The valgrind run returned (B), failed in the same way and has the non-leak report. This is run over all of the full list. I didn’t try running valgrind over the halved lists.

Nate

Wile_E_Coyote · November 28, 2017, 9:22am

Do you get this “file is zombie” message directly from the “foolproof loop” or do you get it afterwards from another parts of the code?

In this loop, you add all found files into multiple chains.

How many files do you have in a “broken period” and to how many chains do you then add them?

If you multiply the number of files by the number of chains, can it be that you exceed the limit on “open files” / “descriptors”? I’m not really convinced that this “product” is relevant here as I guess a chain should always have just the “current” file opened, but who knows what “optimizations” can take place (and if you use “multiprocessing” / “Proof-lite” then for sure there will be many files opened simultaneously, so maybe the number of chains times the number of “worker processes” is important in this case).

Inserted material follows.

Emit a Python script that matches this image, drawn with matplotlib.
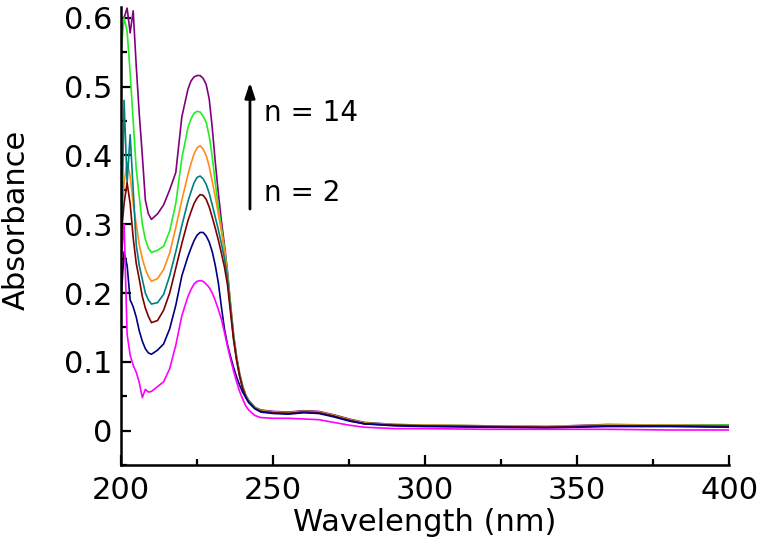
import matplotlib
matplotlib.use("Agg")
import matplotlib.pyplot as plt
from matplotlib.ticker import MultipleLocator

plt.rcParams['font.family'] = ['DejaVu Sans']

# wavelength grid (nm)
wavelength = [200, 201, 202, 203, 204, 205, 206, 207, 208, 209, 210, 212, 214,
              216, 218, 220, 222, 223, 224, 225, 226, 227, 228, 229, 230, 231,
              232, 233, 234, 235, 236, 237, 238, 239, 240, 241, 242, 244, 246,
              250, 255, 260, 265, 270, 275, 280, 290, 300, 320, 340, 360, 380,
              400]

# absorbance spectra, bottom (n = 2) to top (n = 14)
abs_magenta = [0.25, 0.30, 0.14, 0.11, 0.095, 0.085, 0.07, 0.048, 0.06, 0.056,
               0.057, 0.064, 0.071, 0.09, 0.124, 0.167, 0.195, 0.205, 0.213,
               0.217, 0.218, 0.217, 0.213, 0.208, 0.2, 0.189, 0.176, 0.162,
               0.143, 0.123, 0.104, 0.087, 0.071, 0.057, 0.046, 0.036, 0.03,
               0.022, 0.019, 0.018, 0.018, 0.017, 0.016, 0.012, 0.008, 0.005,
               0.003, 0.003, 0.002, 0.002, 0.002, 0.001, 0.001]
abs_navy = [0.19, 0.26, 0.24, 0.19, 0.18, 0.165, 0.145, 0.13, 0.119, 0.113,
            0.111, 0.117, 0.126, 0.148, 0.182, 0.225, 0.253, 0.265, 0.276,
            0.284, 0.288, 0.288, 0.283, 0.274, 0.26, 0.24, 0.215, 0.18, 0.148,
            0.125, 0.108, 0.092, 0.078, 0.066, 0.056, 0.048, 0.041, 0.032,
            0.027, 0.025, 0.024, 0.026, 0.025, 0.02, 0.014, 0.01, 0.007,
            0.006, 0.005, 0.004, 0.006, 0.006, 0.005]
abs_maroon = [0.28, 0.33, 0.36, 0.33, 0.28, 0.243, 0.22, 0.195, 0.178, 0.166,
              0.157, 0.16, 0.175, 0.2, 0.236, 0.272, 0.305, 0.318, 0.33, 0.338,
              0.343, 0.342, 0.336, 0.325, 0.31, 0.294, 0.277, 0.258, 0.238,
              0.212, 0.172, 0.132, 0.102, 0.079, 0.061, 0.049, 0.041, 0.032,
              0.028, 0.026, 0.025, 0.027, 0.026, 0.021, 0.015, 0.01, 0.008,
              0.007, 0.006, 0.005, 0.007, 0.007, 0.006]
abs_teal = [0.23, 0.48, 0.36, 0.43, 0.35, 0.27, 0.24, 0.22, 0.2, 0.19, 0.184,
            0.186, 0.198, 0.225, 0.26, 0.298, 0.333, 0.347, 0.36, 0.368, 0.37,
            0.366, 0.358, 0.345, 0.328, 0.31, 0.292, 0.272, 0.25, 0.222,
            0.178, 0.135, 0.104, 0.08, 0.062, 0.05, 0.042, 0.033, 0.028,
            0.026, 0.025, 0.027, 0.026, 0.021, 0.015, 0.01, 0.008, 0.007,
            0.006, 0.005, 0.007, 0.007, 0.006]
abs_orange = [0.30, 0.36, 0.39, 0.37, 0.33, 0.30, 0.27, 0.25, 0.235, 0.224,
              0.217, 0.221, 0.234, 0.258, 0.295, 0.335, 0.372, 0.388, 0.402,
              0.411, 0.414, 0.409, 0.4, 0.384, 0.362, 0.34, 0.315, 0.29, 0.262,
              0.226, 0.18, 0.136, 0.105, 0.081, 0.063, 0.05, 0.042, 0.033,
              0.029, 0.027, 0.026, 0.028, 0.027, 0.022, 0.016, 0.011, 0.008,
              0.008, 0.007, 0.006, 0.008, 0.008, 0.007]
abs_green = [0.55, 0.60, 0.58, 0.52, 0.45, 0.38, 0.34, 0.30, 0.278, 0.265,
             0.259, 0.262, 0.268, 0.29, 0.33, 0.396, 0.44, 0.453, 0.461, 0.464,
             0.463, 0.457, 0.448, 0.428, 0.398, 0.36, 0.325, 0.295, 0.265,
             0.228, 0.182, 0.138, 0.106, 0.082, 0.064, 0.051, 0.043, 0.034,
             0.029, 0.027, 0.026, 0.028, 0.027, 0.022, 0.016, 0.011, 0.009,
             0.008, 0.007, 0.006, 0.008, 0.008, 0.008]
abs_purple = [0.57, 0.60, 0.614, 0.578, 0.61, 0.53, 0.46, 0.40, 0.335, 0.315,
              0.307, 0.315, 0.328, 0.35, 0.375, 0.456, 0.496, 0.508, 0.514,
              0.516, 0.516, 0.512, 0.503, 0.482, 0.44, 0.39, 0.345, 0.305,
              0.27, 0.232, 0.184, 0.14, 0.108, 0.083, 0.065, 0.052, 0.044,
              0.034, 0.03, 0.028, 0.027, 0.029, 0.028, 0.023, 0.017, 0.012,
              0.009, 0.008, 0.007, 0.006, 0.009, 0.008, 0.008]

series = [
    (abs_purple, '#800080'),
    (abs_green, '#22ee22'),
    (abs_orange, '#ff8c1a'),
    (abs_teal, '#008080'),
    (abs_maroon, '#800000'),
    (abs_navy, '#000080'),
    (abs_magenta, '#ff00ff'),
]

fig = plt.figure(figsize=(7.66, 5.59), dpi=100)
ax = fig.add_axes([0.158, 0.168, 0.794, 0.82])

for vals, col in series:
    ax.plot(wavelength, vals, color=col, lw=1.2)

ax.set_xlim(200, 400)
ax.set_ylim(-0.05, 0.616)
ax.xaxis.set_major_locator(MultipleLocator(50))
ax.xaxis.set_minor_locator(MultipleLocator(25))
ax.yaxis.set_minor_locator(MultipleLocator(0.05))
ax.set_yticks([0, 0.1, 0.2, 0.3, 0.4, 0.5, 0.6])
ax.set_yticklabels(['0', '0.1', '0.2', '0.3', '0.4', '0.5', '0.6'])

for s in ['top', 'right']:
    ax.spines[s].set_visible(False)
for s in ['left', 'bottom']:
    ax.spines[s].set_linewidth(1.8)

ax.tick_params(which='major', direction='in', length=7, width=1.6,
               labelsize=22)
ax.tick_params(axis='x', which='major', pad=8)
ax.tick_params(axis='y', which='major', pad=6)
ax.tick_params(which='minor', direction='in', length=4.5, width=1.6)

ax.set_xlabel('Wavelength (nm)', fontsize=22, labelpad=2)
ax.set_ylabel('Absorbance', fontsize=22)
ax.yaxis.set_label_coords(-0.148, 0.535)

# arrow showing increasing n
ax.annotate('', xy=(242.4, 0.51), xytext=(242.4, 0.318),
            arrowprops=dict(arrowstyle='-|>,head_length=0.9,head_width=0.3',
                            color='black', lw=2))
ax.text(247.0, 0.462, 'n = 14', fontsize=20, va='center', ha='left')
ax.text(247.0, 0.346, 'n = 2', fontsize=20, va='center', ha='left')

fig.savefig('out.png', dpi=100)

Do you delete these chains after you no longer use them?
If not, and you simply start to create new chains for a new “period”, then ROOT will keep many files which were not “closed” (so this will work for the some “period” but then the next one may fail with “file is zombie” messages).

pcanal · November 28, 2017, 5:24pm

Hi Nate,

You replied:

The valgrind run returned (B), failed in the same way and has the non-leak report.

Since valgrind did report/complain about things that were not-related to leaks, could you share those reports?

Thanks,
Philippe.

system · December 12, 2017, 5:30pm

This topic was automatically closed 14 days after the last reply. New replies are no longer allowed.